Dès le 8 décembre, l’appareil judiciaire va fonctionner selon le nouveau code de procédure pénale récemment promulgué. Le pouvoir du parquet est profondément restructuré, comme le montre la nouvelle note adressée par le président du Ministère public, Hicham Balaoui, aux procureurs.
Désormais, les poursuites ne sont plus systématiques. Les dénonciations anonymes ne suffisent plus pour lancer une action judiciaire, à moins qu’elles n’apportent suffisamment d’indices constitutifs d’une infraction, établis par la police judiciaire. Idem pour les infractions liées aux deniers publics qui ne peuvent être signalées que par les institutions de l’État (Cour des Comptes, inspection des finances, organes ministériels, Instance de probité…). Pour tout le reste, le parquet garde le monopole absolu. Là, on voit bien la touche personnelle du ministre de la Justice, Abdellatif Ouahbi, qui a pu en finir avec ce qu’il déteste le plus : les dénonciations calomnieuses. Car, dans la philosophie de la réforme, la présomption d’innocence est si précieuse qu’elle vaut qu’on durcisse la saisine du parquet. Cela dit, la rumeur n’est plus un gage pour traduire quelqu’un devant la justice. Ouahbi en a fait un de ses chevaux de bataille.
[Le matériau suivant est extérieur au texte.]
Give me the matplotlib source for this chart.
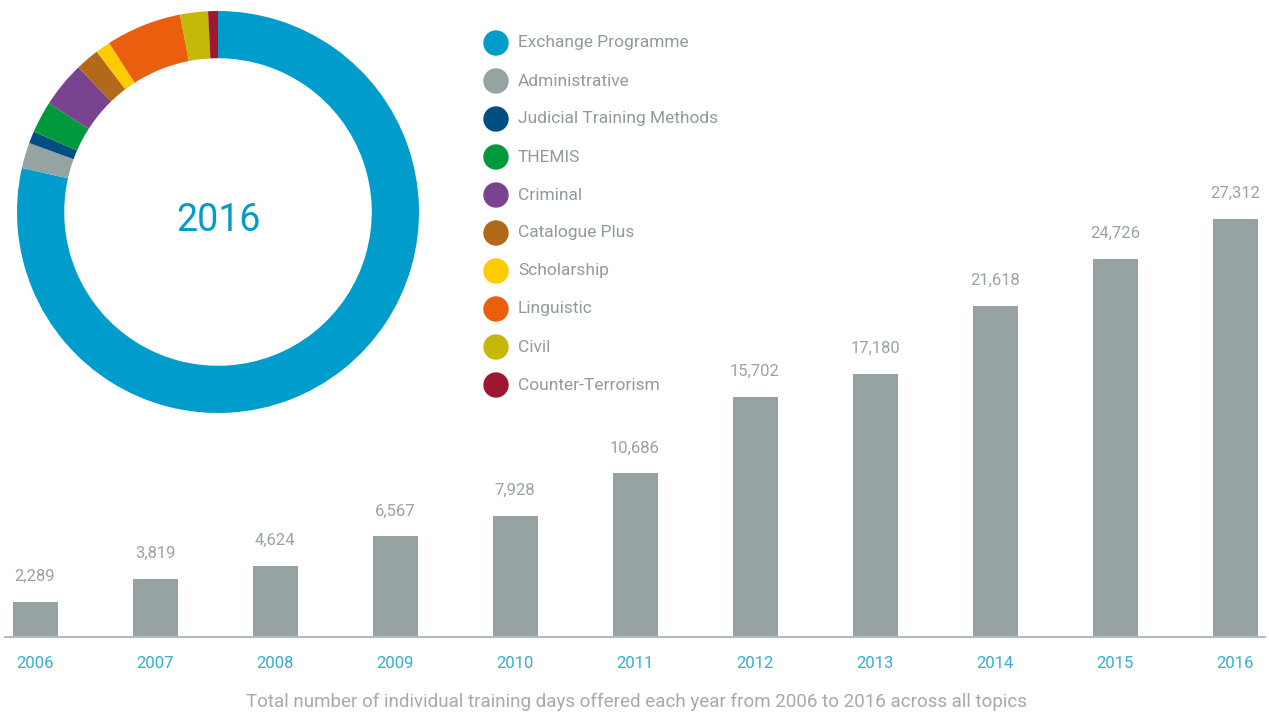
import matplotlib.pyplot as plt
import numpy as np

# bar data
years = ["2006", "2007", "2008", "2009", "2010", "2011", "2012", "2013", "2014", "2015", "2016"]
days = [2289, 3819, 4624, 6567, 7928, 10686, 15702, 17180, 21618, 24726, 27312]

# donut data (share of 2016, %)
topics = ["Exchange Programme", "Administrative", "Judicial Training Methods", "THEMIS",
          "Criminal", "Catalogue Plus", "Scholarship", "Linguistic", "Civil", "Counter-Terrorism"]
shares = [78.5, 2.06, 0.97, 2.56, 3.67, 1.92, 1.19, 6.08, 2.24, 0.79]
colors = ["#009dcc", "#95a3a2", "#004e82", "#009a3d", "#7a4390",
          "#b06a19", "#fecb00", "#ea5e0e", "#c5b808", "#9d1830"]

FONT = "Roboto"
W, H = 1269, 715

fig = plt.figure(figsize=(W / 100, H / 100), dpi=100)

# bars
base_px = 637
top_px = 150
ax = fig.add_axes([5 / W, (H - base_px) / H, 1260 / W, (base_px - top_px) / H])
ax.patch.set_visible(False)
x = np.arange(len(years))
ax.bar(x, days, width=0.375, color="#96a3a2")
ax.set_xlim(-0.25, 10.25)
ax.set_ylim(0, 27312 * (base_px - top_px) / (base_px - 219))
for xi, v in zip(x, days):
    ax.annotate(f"{v:,}", (xi, v), xytext=(0, 13), textcoords="offset points",
                ha="center", va="bottom", fontsize=12, color="#9aa3a3", family=FONT)
ax.set_xticks(x)
ax.set_xticklabels(years, fontsize=12, color="#35aed8", family=FONT)
ax.tick_params(axis="x", length=0, pad=14)
ax.set_yticks([])
for s in ["top", "right", "left"]:
    ax.spines[s].set_visible(False)
ax.spines["bottom"].set_color("#b5bcbc")
ax.spines["bottom"].set_linewidth(1.5)

fig.text(636 / W, (H - 702) / H,
         "Total number of individual training days offered each year from 2006 to 2016 across all topics",
         ha="center", va="center", fontsize=13.5, color="#a3abab", family=FONT)

# donut
r_px = 201
cx, cy = 218, 212
half = 1.02 * r_px
ax2 = fig.add_axes([(cx - half) / W, (H - cy - half) / H, 2 * half / W, 2 * half / H])
ax2.pie(shares, colors=colors, startangle=90, counterclock=False, radius=1,
        wedgeprops=dict(width=0.235, linewidth=0))
ax2.set_xlim(-1.02, 1.02)
ax2.set_ylim(-1.02, 1.02)
ax2.set_aspect("auto")
ax2.axis("off")
ax2.text(0, -0.04, "2016", ha="center", va="center", fontsize=27, color="#009dcc", family=FONT)

# legend
for i, (t, c) in enumerate(zip(topics, colors)):
    yy = 43 + 38 * i
    fig.add_artist(plt.matplotlib.patches.Ellipse((496 / W, (H - yy) / H), 24 / W, 24 / H,
                                                  color=c, transform=fig.transFigure))
    fig.text(518 / W, (H - yy) / H, t, ha="left", va="center", fontsize=12.5,
             color="#909b9b", family=FONT)

fig.savefig("out.png", dpi=100)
Les dénonciations, pense-t-il, étaient souvent utilisées comme un moyen de règlement de compte ou de vengeance. D’où la vigilance. Si la réforme barre la route aux esprits véreux, elle n’encourage pas assez les lanceurs d’alerte, surtout dans les affaires de corruption. Ceux-ci doivent passer par les institutions de l’État. Or, l’état embryonnaire de l’Instance de Probité et la bureaucratie étouffante des procédures sont autant de facteurs de découragement.
Par ailleurs, l’introduction d’une nouvelle dose de justice négociée va aussi allonger le chemin vers le juge. L’action publique n’est plus une fin en soi. La répression n’est plus perçue comme la réponse inéluctable et, par conséquent, la justice peut dans certains cas être instruite en dehors des prétoires.
Comme dans les séries américaines, le parquet peut désormais proposer des deals dans un large éventail de petits délits comme le vol, l’abus de confiance ou quelques actes de violence… S’il y a accord entre les parties, l’action publique tombe sans arriver au juge. Ainsi, dans ce genre de cas, le parquet est dépourvu de sa capacité de poursuite systématique au mépris de la réconciliation. En somme, tout est fait pour que le juge ne soit pas l’unique point d’arrivée et que les tribunaux ne soient plus engorgés par du menu fretin judiciaire.